The request
Return only those lines from the line containing "Convert this chart to Bokeh code." to the line containing "items.append(LegendItem(label=name, renderers=[r]))", both included, and please omit the pictures.

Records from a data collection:
----------------------------------------
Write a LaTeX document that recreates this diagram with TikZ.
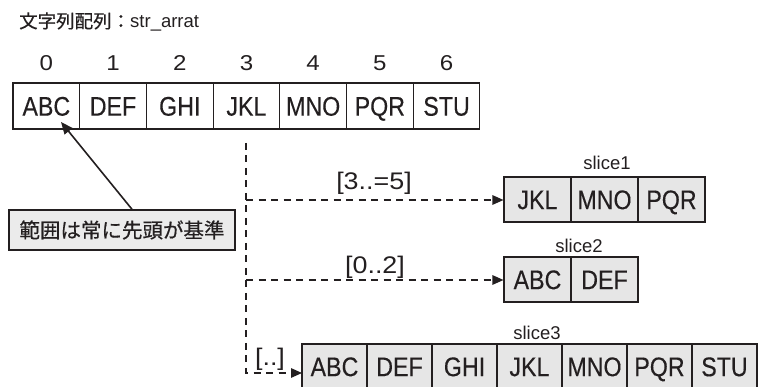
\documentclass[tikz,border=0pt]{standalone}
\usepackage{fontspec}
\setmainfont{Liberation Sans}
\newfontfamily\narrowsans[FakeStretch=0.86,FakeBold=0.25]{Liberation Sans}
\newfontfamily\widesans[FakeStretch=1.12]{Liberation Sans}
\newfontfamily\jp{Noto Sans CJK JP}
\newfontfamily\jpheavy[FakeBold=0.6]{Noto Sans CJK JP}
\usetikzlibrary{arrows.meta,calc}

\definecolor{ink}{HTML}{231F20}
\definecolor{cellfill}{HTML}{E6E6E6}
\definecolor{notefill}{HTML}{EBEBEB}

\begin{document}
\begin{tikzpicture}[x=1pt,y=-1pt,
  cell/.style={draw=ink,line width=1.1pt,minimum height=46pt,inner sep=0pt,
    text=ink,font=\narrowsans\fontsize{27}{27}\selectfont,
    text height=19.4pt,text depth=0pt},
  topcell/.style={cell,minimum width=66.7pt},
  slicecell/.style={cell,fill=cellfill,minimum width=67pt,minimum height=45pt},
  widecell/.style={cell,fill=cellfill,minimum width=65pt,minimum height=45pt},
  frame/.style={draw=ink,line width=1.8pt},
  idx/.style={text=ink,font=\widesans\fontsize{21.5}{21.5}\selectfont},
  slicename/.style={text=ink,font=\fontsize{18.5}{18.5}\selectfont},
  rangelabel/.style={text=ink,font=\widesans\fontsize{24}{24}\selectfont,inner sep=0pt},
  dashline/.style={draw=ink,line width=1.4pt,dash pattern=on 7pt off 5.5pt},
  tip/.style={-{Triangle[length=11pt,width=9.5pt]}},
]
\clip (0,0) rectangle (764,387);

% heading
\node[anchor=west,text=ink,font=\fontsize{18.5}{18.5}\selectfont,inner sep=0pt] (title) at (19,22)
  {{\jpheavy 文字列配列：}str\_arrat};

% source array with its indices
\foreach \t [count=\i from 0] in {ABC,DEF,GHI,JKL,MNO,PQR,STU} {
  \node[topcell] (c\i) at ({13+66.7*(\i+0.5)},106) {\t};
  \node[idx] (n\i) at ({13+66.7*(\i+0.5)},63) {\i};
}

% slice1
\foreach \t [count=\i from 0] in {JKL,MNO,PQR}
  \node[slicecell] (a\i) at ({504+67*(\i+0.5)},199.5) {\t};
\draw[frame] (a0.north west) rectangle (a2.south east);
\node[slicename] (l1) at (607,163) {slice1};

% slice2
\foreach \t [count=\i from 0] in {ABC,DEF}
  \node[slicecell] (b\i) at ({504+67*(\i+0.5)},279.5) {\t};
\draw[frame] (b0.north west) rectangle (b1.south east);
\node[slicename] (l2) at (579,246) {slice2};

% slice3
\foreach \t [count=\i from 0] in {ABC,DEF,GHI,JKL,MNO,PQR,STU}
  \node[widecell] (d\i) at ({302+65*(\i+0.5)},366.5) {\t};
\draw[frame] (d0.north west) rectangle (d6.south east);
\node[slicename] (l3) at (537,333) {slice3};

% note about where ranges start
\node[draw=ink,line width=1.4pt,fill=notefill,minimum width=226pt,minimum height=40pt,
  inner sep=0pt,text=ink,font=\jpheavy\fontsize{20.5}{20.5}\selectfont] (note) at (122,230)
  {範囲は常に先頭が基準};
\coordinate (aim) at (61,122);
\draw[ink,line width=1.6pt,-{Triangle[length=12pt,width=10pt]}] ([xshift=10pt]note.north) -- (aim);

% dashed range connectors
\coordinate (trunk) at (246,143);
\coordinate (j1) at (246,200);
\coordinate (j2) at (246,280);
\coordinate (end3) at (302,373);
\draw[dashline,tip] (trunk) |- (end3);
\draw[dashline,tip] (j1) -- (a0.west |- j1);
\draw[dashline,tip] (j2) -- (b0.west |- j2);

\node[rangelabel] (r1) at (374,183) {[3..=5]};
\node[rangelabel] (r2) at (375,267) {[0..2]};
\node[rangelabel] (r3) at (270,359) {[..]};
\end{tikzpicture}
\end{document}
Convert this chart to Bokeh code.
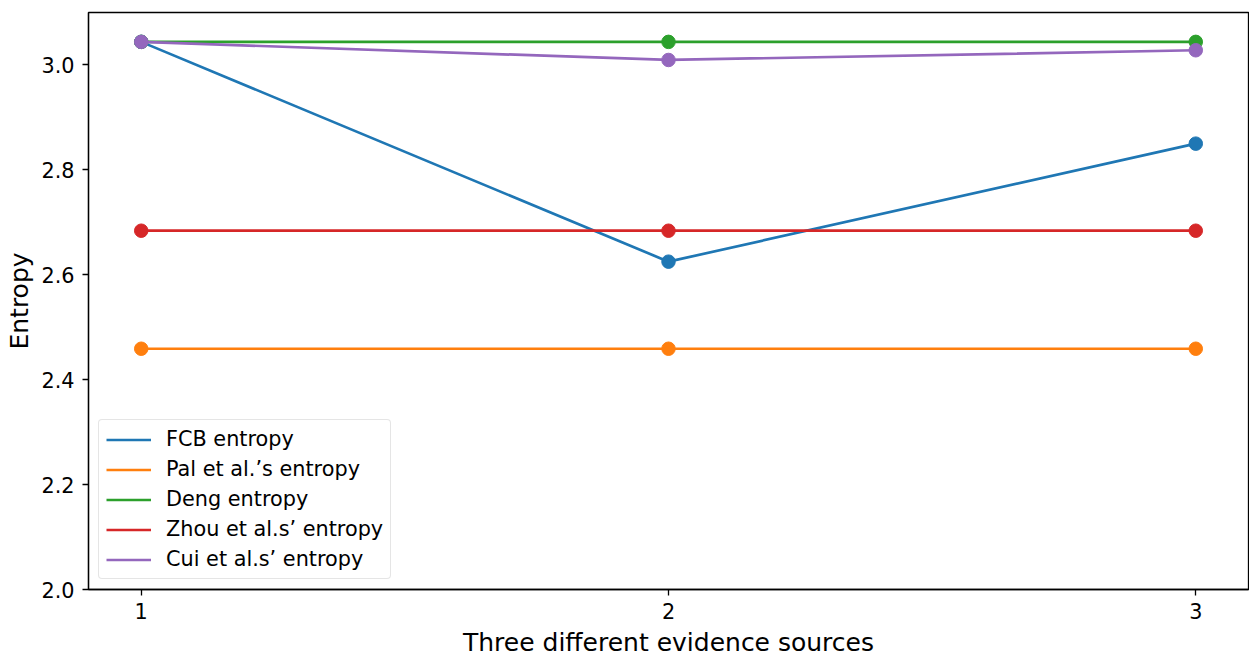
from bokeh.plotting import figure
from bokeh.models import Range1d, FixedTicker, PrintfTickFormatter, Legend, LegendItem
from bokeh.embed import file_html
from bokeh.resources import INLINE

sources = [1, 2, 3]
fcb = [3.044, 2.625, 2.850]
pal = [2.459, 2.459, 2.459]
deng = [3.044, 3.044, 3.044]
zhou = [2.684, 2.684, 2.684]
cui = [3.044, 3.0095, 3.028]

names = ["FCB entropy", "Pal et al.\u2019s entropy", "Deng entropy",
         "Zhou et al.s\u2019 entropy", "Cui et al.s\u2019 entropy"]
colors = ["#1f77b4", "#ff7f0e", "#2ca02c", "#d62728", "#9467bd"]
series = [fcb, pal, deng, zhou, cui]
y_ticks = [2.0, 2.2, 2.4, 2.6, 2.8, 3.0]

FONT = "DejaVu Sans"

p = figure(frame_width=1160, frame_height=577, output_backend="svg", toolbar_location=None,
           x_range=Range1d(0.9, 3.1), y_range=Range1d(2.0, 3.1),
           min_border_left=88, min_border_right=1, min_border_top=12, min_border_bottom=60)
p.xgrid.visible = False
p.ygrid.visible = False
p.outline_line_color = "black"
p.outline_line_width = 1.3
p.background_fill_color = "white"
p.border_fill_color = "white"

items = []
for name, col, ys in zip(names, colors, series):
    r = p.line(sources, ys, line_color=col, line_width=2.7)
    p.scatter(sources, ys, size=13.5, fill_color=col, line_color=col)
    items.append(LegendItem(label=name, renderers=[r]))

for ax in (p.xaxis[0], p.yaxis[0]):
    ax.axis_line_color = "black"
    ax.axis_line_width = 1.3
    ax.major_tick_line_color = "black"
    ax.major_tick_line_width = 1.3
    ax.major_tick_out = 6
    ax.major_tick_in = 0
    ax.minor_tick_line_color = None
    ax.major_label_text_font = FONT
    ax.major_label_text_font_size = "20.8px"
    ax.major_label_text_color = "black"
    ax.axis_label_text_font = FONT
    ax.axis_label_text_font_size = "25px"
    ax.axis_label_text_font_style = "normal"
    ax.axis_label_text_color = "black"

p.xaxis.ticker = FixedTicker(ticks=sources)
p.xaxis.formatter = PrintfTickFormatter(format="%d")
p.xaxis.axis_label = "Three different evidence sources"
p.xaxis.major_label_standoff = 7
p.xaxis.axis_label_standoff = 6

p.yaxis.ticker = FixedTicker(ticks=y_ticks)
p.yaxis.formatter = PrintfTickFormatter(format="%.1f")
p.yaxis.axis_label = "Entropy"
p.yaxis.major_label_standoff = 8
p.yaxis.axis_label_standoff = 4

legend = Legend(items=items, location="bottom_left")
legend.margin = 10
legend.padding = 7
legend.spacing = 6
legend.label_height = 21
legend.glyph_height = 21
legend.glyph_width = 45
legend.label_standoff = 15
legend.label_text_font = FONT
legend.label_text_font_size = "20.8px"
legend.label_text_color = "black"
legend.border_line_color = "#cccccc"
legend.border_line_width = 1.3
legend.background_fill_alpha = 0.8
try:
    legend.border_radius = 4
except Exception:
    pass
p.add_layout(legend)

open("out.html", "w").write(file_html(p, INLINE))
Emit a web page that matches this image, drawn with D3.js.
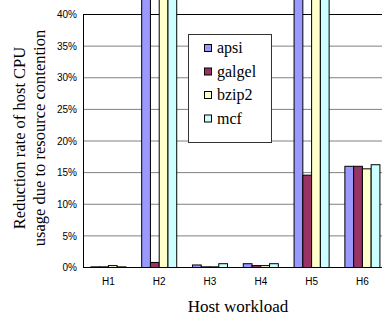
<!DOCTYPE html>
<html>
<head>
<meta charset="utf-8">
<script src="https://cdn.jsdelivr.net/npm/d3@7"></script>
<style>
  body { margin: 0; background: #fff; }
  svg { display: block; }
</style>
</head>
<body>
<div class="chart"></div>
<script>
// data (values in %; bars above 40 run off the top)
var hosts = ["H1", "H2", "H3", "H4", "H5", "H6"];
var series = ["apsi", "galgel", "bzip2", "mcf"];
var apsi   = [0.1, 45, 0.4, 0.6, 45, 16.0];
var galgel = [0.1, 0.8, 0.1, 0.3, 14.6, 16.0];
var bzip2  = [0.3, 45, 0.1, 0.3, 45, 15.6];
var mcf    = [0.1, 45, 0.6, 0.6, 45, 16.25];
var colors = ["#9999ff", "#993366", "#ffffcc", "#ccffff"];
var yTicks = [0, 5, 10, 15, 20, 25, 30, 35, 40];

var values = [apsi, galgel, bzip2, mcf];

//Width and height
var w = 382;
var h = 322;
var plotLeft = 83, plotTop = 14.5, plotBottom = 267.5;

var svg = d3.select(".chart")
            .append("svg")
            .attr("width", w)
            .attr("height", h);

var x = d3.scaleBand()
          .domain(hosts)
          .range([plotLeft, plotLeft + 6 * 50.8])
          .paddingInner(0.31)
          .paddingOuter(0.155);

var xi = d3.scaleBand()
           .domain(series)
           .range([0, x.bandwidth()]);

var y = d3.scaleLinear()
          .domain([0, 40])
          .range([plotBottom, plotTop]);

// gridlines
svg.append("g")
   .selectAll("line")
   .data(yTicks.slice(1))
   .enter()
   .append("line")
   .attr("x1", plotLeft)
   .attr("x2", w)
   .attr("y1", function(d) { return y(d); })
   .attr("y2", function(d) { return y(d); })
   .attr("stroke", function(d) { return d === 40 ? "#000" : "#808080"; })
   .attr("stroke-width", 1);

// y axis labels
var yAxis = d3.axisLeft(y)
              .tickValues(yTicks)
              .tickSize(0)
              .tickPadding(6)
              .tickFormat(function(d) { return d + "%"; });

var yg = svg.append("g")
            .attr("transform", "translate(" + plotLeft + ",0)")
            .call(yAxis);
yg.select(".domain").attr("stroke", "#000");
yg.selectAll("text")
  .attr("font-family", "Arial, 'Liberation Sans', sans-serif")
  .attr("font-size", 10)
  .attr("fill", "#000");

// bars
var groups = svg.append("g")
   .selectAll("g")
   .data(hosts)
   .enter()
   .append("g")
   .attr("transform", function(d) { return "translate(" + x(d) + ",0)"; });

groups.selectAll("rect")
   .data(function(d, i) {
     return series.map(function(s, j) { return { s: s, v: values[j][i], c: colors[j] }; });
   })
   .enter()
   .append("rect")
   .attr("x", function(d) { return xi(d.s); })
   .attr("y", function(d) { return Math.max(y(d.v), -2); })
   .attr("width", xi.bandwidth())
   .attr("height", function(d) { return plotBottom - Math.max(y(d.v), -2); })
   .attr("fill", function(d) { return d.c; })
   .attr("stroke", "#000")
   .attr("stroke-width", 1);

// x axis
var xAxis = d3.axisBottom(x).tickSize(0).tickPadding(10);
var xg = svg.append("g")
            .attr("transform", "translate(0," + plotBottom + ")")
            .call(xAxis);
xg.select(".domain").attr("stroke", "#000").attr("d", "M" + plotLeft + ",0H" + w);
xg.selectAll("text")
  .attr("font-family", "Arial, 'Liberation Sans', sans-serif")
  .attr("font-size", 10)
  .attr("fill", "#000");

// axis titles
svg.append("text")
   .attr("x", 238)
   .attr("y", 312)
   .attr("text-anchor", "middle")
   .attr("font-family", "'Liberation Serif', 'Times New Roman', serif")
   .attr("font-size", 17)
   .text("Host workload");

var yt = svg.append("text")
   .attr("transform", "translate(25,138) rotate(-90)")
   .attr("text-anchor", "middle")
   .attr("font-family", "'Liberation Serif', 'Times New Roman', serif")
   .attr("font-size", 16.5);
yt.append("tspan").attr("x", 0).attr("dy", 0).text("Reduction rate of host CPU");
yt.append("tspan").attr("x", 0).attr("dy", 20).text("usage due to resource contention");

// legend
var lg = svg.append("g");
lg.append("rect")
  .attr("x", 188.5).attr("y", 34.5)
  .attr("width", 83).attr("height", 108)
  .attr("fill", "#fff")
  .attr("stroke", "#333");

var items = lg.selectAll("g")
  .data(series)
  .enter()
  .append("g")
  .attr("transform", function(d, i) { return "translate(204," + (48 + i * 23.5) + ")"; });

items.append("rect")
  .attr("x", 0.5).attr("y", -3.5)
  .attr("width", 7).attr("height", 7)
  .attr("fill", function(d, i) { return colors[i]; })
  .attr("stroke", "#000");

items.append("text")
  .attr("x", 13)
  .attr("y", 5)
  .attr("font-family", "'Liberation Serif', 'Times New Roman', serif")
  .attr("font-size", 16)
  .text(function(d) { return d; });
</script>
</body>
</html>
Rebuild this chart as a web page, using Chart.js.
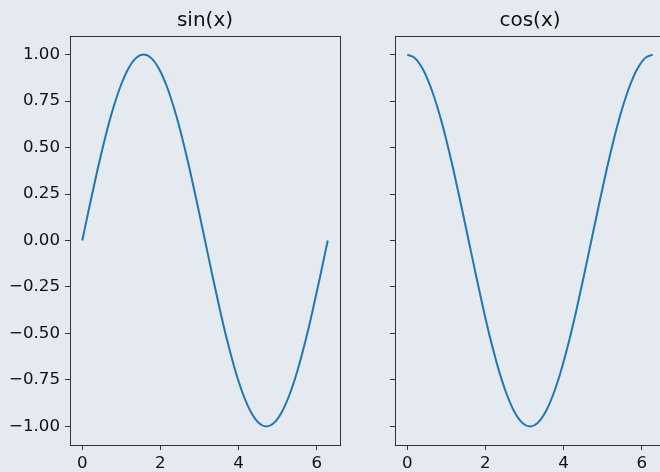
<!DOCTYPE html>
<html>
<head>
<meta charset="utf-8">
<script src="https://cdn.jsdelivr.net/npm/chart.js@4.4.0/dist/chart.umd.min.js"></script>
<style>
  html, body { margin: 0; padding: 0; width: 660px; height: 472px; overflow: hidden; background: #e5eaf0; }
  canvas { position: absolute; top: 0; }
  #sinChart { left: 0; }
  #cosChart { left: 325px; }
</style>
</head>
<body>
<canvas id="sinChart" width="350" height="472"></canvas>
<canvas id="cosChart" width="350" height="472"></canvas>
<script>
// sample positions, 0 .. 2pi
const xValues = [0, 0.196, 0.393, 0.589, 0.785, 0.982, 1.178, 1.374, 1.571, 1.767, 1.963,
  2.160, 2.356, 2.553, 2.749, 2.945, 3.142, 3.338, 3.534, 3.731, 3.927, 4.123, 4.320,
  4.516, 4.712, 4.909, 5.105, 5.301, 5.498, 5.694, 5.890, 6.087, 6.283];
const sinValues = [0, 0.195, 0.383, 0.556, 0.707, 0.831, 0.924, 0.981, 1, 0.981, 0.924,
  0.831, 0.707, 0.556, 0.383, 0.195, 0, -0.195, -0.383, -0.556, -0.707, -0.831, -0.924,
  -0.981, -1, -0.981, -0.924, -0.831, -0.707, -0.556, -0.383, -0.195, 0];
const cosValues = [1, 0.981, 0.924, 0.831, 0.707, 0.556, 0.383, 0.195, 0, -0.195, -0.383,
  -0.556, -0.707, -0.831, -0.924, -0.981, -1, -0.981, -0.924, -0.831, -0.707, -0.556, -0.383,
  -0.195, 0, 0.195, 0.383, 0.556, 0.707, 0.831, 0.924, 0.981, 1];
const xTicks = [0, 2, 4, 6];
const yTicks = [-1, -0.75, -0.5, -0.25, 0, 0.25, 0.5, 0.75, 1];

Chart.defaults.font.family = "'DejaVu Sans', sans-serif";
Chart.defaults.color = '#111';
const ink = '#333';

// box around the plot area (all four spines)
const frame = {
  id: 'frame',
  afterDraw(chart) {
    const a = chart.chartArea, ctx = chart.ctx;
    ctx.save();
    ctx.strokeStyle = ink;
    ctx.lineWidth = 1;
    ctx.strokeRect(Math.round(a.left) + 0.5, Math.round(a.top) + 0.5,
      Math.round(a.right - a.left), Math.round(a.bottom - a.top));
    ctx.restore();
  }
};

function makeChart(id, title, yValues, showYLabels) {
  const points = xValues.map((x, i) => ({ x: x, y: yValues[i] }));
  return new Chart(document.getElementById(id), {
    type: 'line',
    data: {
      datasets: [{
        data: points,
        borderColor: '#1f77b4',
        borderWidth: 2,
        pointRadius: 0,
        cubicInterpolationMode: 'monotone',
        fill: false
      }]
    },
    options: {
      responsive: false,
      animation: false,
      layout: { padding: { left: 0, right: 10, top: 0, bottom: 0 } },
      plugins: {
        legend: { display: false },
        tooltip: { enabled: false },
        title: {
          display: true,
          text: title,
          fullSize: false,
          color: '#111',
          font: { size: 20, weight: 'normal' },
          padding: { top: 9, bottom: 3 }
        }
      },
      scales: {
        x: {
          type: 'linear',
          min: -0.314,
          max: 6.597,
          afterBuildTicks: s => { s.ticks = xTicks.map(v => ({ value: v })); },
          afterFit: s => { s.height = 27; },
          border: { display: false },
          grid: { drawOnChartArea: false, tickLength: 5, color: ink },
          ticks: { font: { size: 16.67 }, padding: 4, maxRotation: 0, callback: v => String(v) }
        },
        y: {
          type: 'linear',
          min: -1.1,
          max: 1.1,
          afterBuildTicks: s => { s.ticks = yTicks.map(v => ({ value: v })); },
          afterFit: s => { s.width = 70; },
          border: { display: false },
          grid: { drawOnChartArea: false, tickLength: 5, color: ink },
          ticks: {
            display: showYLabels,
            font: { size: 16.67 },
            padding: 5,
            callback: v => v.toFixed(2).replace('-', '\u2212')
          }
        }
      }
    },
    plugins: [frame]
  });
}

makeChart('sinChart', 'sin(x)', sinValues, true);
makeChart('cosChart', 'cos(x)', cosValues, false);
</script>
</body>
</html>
----------------------------------------
Correct result
Convert this chart to Bokeh code.
from bokeh.plotting import figure
from bokeh.models import Range1d, FixedTicker, PrintfTickFormatter, Legend, LegendItem
from bokeh.embed import file_html
from bokeh.resources import INLINE

sources = [1, 2, 3]
fcb = [3.044, 2.625, 2.850]
pal = [2.459, 2.459, 2.459]
deng = [3.044, 3.044, 3.044]
zhou = [2.684, 2.684, 2.684]
cui = [3.044, 3.0095, 3.028]

names = ["FCB entropy", "Pal et al.\u2019s entropy", "Deng entropy",
         "Zhou et al.s\u2019 entropy", "Cui et al.s\u2019 entropy"]
colors = ["#1f77b4", "#ff7f0e", "#2ca02c", "#d62728", "#9467bd"]
series = [fcb, pal, deng, zhou, cui]
y_ticks = [2.0, 2.2, 2.4, 2.6, 2.8, 3.0]

FONT = "DejaVu Sans"

p = figure(frame_width=1160, frame_height=577, output_backend="svg", toolbar_location=None,
           x_range=Range1d(0.9, 3.1), y_range=Range1d(2.0, 3.1),
           min_border_left=88, min_border_right=1, min_border_top=12, min_border_bottom=60)
p.xgrid.visible = False
p.ygrid.visible = False
p.outline_line_color = "black"
p.outline_line_width = 1.3
p.background_fill_color = "white"
p.border_fill_color = "white"

items = []
for name, col, ys in zip(names, colors, series):
    r = p.line(sources, ys, line_color=col, line_width=2.7)
    p.scatter(sources, ys, size=13.5, fill_color=col, line_color=col)
    items.append(LegendItem(label=name, renderers=[r]))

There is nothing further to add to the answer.